* begin Data listing *
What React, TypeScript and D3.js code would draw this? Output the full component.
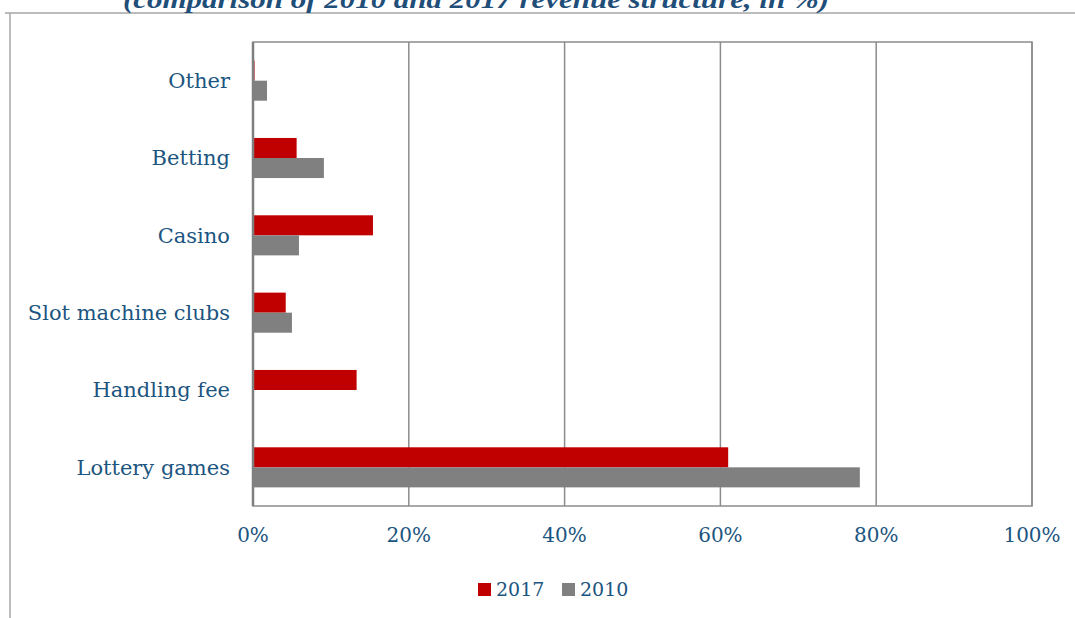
import { useEffect, useRef } from "react";
import * as d3 from "d3";

const categories = ["Lottery games", "Handling fee", "Slot machine clubs", "Casino", "Betting", "Other"];
const values2017 = [61.0, 13.3, 4.2, 15.4, 5.6, 0.2];
const values2010 = [77.9, 0, 5.0, 5.9, 9.1, 1.8];
const xTicks = [0, 20, 40, 60, 80, 100];
const seriesNames = ["2017", "2010"];
const seriesColors = ["#c00000", "#808080"];

export default function App() {
  const ref = useRef<SVGSVGElement>(null);

  useEffect(() => {
    if (!ref.current) return;
    const svg = d3.select(ref.current);
    svg.selectAll("*").remove();

    const W = 1075;
    const H = 618;
    const plot = { left: 253, right: 1032, top: 42, bottom: 506 };
    const textColor = "#1c5580";
    const font = "'DejaVu Serif', serif";

    // cadre extérieur
    svg.append("line").attr("x1", 10).attr("x2", 10).attr("y1", 13).attr("y2", H)
      .attr("stroke", "#a6a6a6").attr("stroke-width", 1.5);
    svg.append("line").attr("x1", 5).attr("x2", W).attr("y1", 13).attr("y2", 13)
      .attr("stroke", "#a6a6a6").attr("stroke-width", 1.5);

    // titre coupé
    svg.append("text")
      .attr("x", 123).attr("y", 8)
      .attr("font-family", "'Liberation Serif', serif").attr("font-size", 25)
      .attr("font-style", "italic").attr("font-weight", "bold")
      .attr("fill", "#1f4e79")
      .attr("textLength", 706).attr("lengthAdjust", "spacingAndGlyphs")
      .text("(comparison of 2010 and 2017 revenue structure, in %)");

    const x = d3.scaleLinear().domain([0, 100]).range([plot.left, plot.right]);
    const y = d3.scaleBand<string>()
      .domain([...categories].reverse())
      .range([plot.top, plot.bottom])
      .paddingInner(0)
      .paddingOuter(0);
    const inner = d3.scaleBand<string>()
      .domain(seriesNames)
      .range([0, y.bandwidth()])
      .paddingInner(0)
      .paddingOuter(0.93);

    // grille
    svg.append("g").selectAll("line").data(xTicks).enter().append("line")
      .attr("x1", (d) => x(d)).attr("x2", (d) => x(d))
      .attr("y1", plot.top).attr("y2", plot.bottom)
      .attr("stroke", "#8c8c8c").attr("stroke-width", 1.5);
    svg.append("rect")
      .attr("x", plot.left).attr("y", plot.top)
      .attr("width", plot.right - plot.left).attr("height", plot.bottom - plot.top)
      .attr("fill", "none").attr("stroke", "#8c8c8c").attr("stroke-width", 1.5);

    // barres
    const series = [values2017, values2010];
    series.forEach((vals, si) => {
      svg.append("g").selectAll("rect").data(categories).enter().append("rect")
        .attr("x", x(0) + 1)
        .attr("y", (d) => (y(d) || 0) + (inner(seriesNames[si]) || 0))
        .attr("width", (_d, i) => Math.max(0, x(vals[i]) - x(0) - 1))
        .attr("height", inner.bandwidth())
        .attr("fill", seriesColors[si]);
    });

    // axe gauche
    svg.append("line").attr("x1", x(0)).attr("x2", x(0))
      .attr("y1", plot.top).attr("y2", plot.bottom)
      .attr("stroke", "#7f7f7f").attr("stroke-width", 2.5);

    // étiquettes des catégories
    svg.append("g").selectAll("text").data(categories).enter().append("text")
      .attr("x", 230)
      .attr("y", (d) => (y(d) || 0) + y.bandwidth() / 2)
      .attr("dy", "0.35em")
      .attr("text-anchor", "end")
      .attr("font-family", font).attr("font-size", 21)
      .attr("fill", textColor)
      .text((d) => d);

    // étiquettes de l'axe X
    svg.append("g").selectAll("text").data(xTicks).enter().append("text")
      .attr("x", (d) => x(d))
      .attr("y", 542)
      .attr("text-anchor", "middle")
      .attr("font-family", font).attr("font-size", 20)
      .attr("fill", textColor)
      .text((d) => `${d}%`);

    // légende
    const legendX = [478, 562];
    seriesNames.forEach((name, i) => {
      svg.append("rect").attr("x", legendX[i]).attr("y", 583)
        .attr("width", 13).attr("height", 13).attr("fill", seriesColors[i]);
      svg.append("text").attr("x", legendX[i] + 18).attr("y", 596)
        .attr("font-family", font).attr("font-size", 19)
        .attr("fill", textColor).text(name);
    });
  }, []);

  return (
    <svg
      ref={ref}
      width={1075}
      height={618}
      style={{ position: "absolute", left: 0, top: 0, background: "#fff" }}
    />
  );
}
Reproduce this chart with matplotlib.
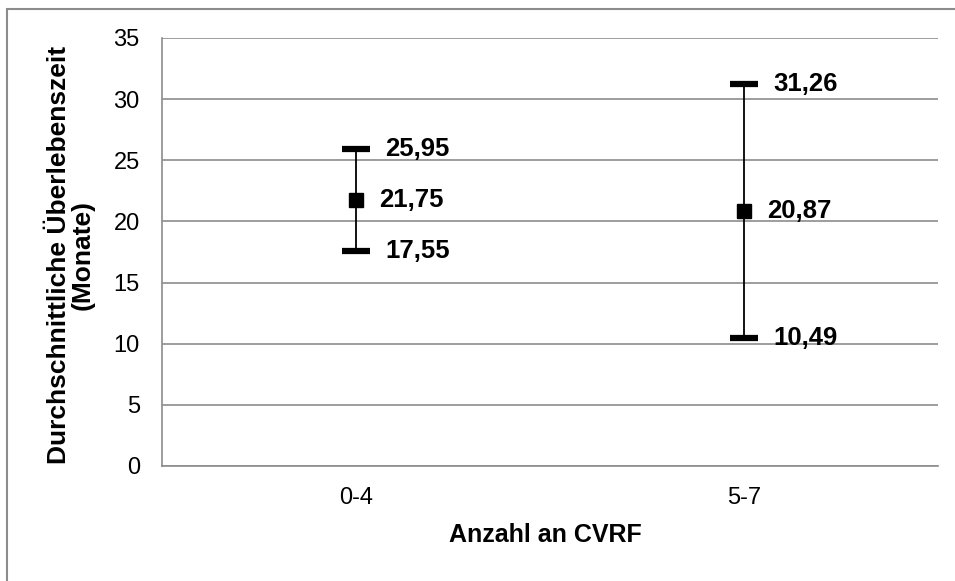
* end Data listing *
Pictures are excluded; output everything else in the data verbatim.

**Solution to this task**
What React, TypeScript and D3.js code would draw this? Output the full component.
import { useEffect, useRef } from "react";
import * as d3 from "d3";

const categories = ["Lottery games", "Handling fee", "Slot machine clubs", "Casino", "Betting", "Other"];
const values2017 = [61.0, 13.3, 4.2, 15.4, 5.6, 0.2];
const values2010 = [77.9, 0, 5.0, 5.9, 9.1, 1.8];
const xTicks = [0, 20, 40, 60, 80, 100];
const seriesNames = ["2017", "2010"];
const seriesColors = ["#c00000", "#808080"];

export default function App() {
  const ref = useRef<SVGSVGElement>(null);

  useEffect(() => {
    if (!ref.current) return;
    const svg = d3.select(ref.current);
    svg.selectAll("*").remove();

    const W = 1075;
    const H = 618;
    const plot = { left: 253, right: 1032, top: 42, bottom: 506 };
    const textColor = "#1c5580";
    const font = "'DejaVu Serif', serif";

    // cadre extérieur
    svg.append("line").attr("x1", 10).attr("x2", 10).attr("y1", 13).attr("y2", H)
      .attr("stroke", "#a6a6a6").attr("stroke-width", 1.5);
    svg.append("line").attr("x1", 5).attr("x2", W).attr("y1", 13).attr("y2", 13)
      .attr("stroke", "#a6a6a6").attr("stroke-width", 1.5);

    // titre coupé
    svg.append("text")
      .attr("x", 123).attr("y", 8)
      .attr("font-family", "'Liberation Serif', serif").attr("font-size", 25)
      .attr("font-style", "italic").attr("font-weight", "bold")
      .attr("fill", "#1f4e79")
      .attr("textLength", 706).attr("lengthAdjust", "spacingAndGlyphs")
      .text("(comparison of 2010 and 2017 revenue structure, in %)");

    const x = d3.scaleLinear().domain([0, 100]).range([plot.left, plot.right]);
    const y = d3.scaleBand<string>()
      .domain([...categories].reverse())
      .range([plot.top, plot.bottom])
      .paddingInner(0)
      .paddingOuter(0);
    const inner = d3.scaleBand<string>()
      .domain(seriesNames)
      .range([0, y.bandwidth()])
      .paddingInner(0)
      .paddingOuter(0.93);

    // grille
    svg.append("g").selectAll("line").data(xTicks).enter().append("line")
      .attr("x1", (d) => x(d)).attr("x2", (d) => x(d))
      .attr("y1", plot.top).attr("y2", plot.bottom)
      .attr("stroke", "#8c8c8c").attr("stroke-width", 1.5);
    svg.append("rect")
      .attr("x", plot.left).attr("y", plot.top)
      .attr("width", plot.right - plot.left).attr("height", plot.bottom - plot.top)
      .attr("fill", "none").attr("stroke", "#8c8c8c").attr("stroke-width", 1.5);

    // barres
    const series = [values2017, values2010];
    series.forEach((vals, si) => {
      svg.append("g").selectAll("rect").data(categories).enter().append("rect")
        .attr("x", x(0) + 1)
        .attr("y", (d) => (y(d) || 0) + (inner(seriesNames[si]) || 0))
        .attr("width", (_d, i) => Math.max(0, x(vals[i]) - x(0) - 1))
        .attr("height", inner.bandwidth())
        .attr("fill", seriesColors[si]);
    });

    // axe gauche
    svg.append("line").attr("x1", x(0)).attr("x2", x(0))
      .attr("y1", plot.top).attr("y2", plot.bottom)
      .attr("stroke", "#7f7f7f").attr("stroke-width", 2.5);

    // étiquettes des catégories
    svg.append("g").selectAll("text").data(categories).enter().append("text")
      .attr("x", 230)
      .attr("y", (d) => (y(d) || 0) + y.bandwidth() / 2)
      .attr("dy", "0.35em")
      .attr("text-anchor", "end")
      .attr("font-family", font).attr("font-size", 21)
      .attr("fill", textColor)
      .text((d) => d);

    // étiquettes de l'axe X
    svg.append("g").selectAll("text").data(xTicks).enter().append("text")
      .attr("x", (d) => x(d))
      .attr("y", 542)
      .attr("text-anchor", "middle")
      .attr("font-family", font).attr("font-size", 20)
      .attr("fill", textColor)
      .text((d) => `${d}%`);

    // légende
    const legendX = [478, 562];
    seriesNames.forEach((name, i) => {
      svg.append("rect").attr("x", legendX[i]).attr("y", 583)
        .attr("width", 13).attr("height", 13).attr("fill", seriesColors[i]);
      svg.append("text").attr("x", legendX[i] + 18).attr("y", 596)
        .attr("font-family", font).attr("font-size", 19)
        .attr("fill", textColor).text(name);
    });
  }, []);

  return (
    <svg
      ref={ref}
      width={1075}
      height={618}
      style={{ position: "absolute", left: 0, top: 0, background: "#fff" }}
    />
  );
}
Reproduce this chart with matplotlib.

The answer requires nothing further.